I may be blowing my own horn a bit here, but the Internal Medicine News included a story, entitled, "Medical Leaders Double as Corporate Directors," on our abstract on this topic presented at the annual meeting of the Society of General Internal Medicine. It opened thus,
If accepting free pens or lunches from industry represents a potential conflict of interest for physicians, what do you call it when a medical school dean is also the corporate director of a large, for-profit health care company?
Exactly.
We found that of 125 medical schools, 65 (52%) had at least one faculty member or academic leader who was also on the board of directors of a large US public for-profit health care corporation. Furthermore, "7 [schools] reported to university presidents who also were directors of health care corporations, 11 reported to vice presidents for health affairs who were corporate directors, and 5 were lead by deans who also were health care corporate directors. Also, 11 schools had academic medical center CEOs who were corporate directors, and 22 schools had at least one [such] top leader who also was a director of a health care corporation." My summary was,
The bottom line is that a substantial portion of medical schools are led or influenced by people who are also obligated to have ‘unyielding loyalty’ to stockholders of forprofit health care corporations.

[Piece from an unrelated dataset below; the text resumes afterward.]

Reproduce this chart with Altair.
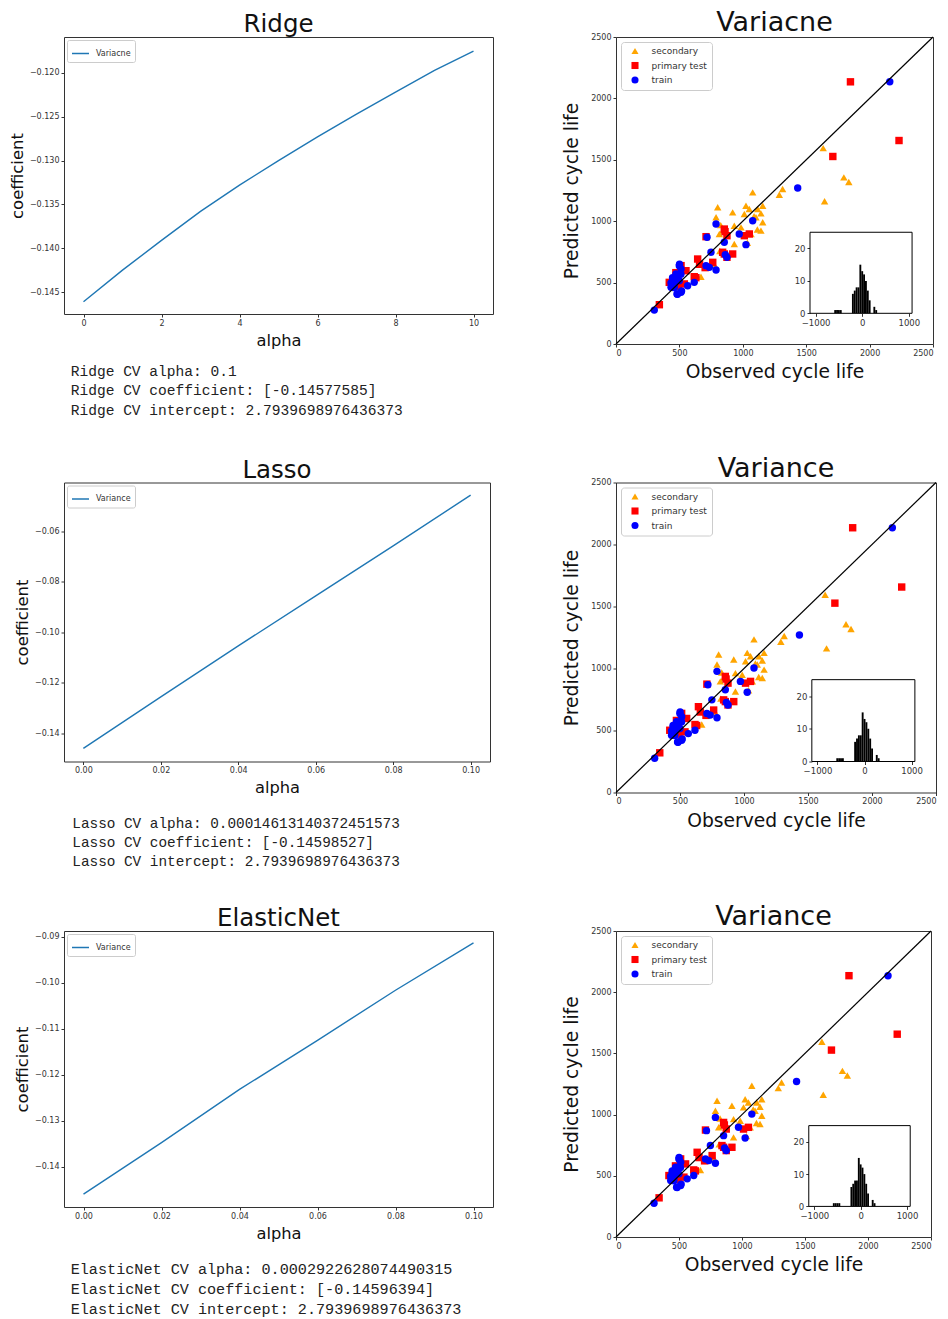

The report also featured some rather pessimistic comments by Nicole Lurie,
There are a lot of factors at play, including how aware you are of the potential
conflict and how much transparency protects you from acting in a conflicted way if you are conflicted.
Many physicians in practice don’t perceive a conflict at all. The first thing is to
open yourself up, look at yourself, and examine the issue. Then you have to think,
if these relationships exist, are there things you can do to make them work, because
I don’t think as a matter of public policy that we’re going to succeed in obliterating all these relationships.
Maybe if these relationships were made considerably more public there would be more support for their elimination.
By all means, toot your own horn -- nice (and scary) investigation. Excellent work!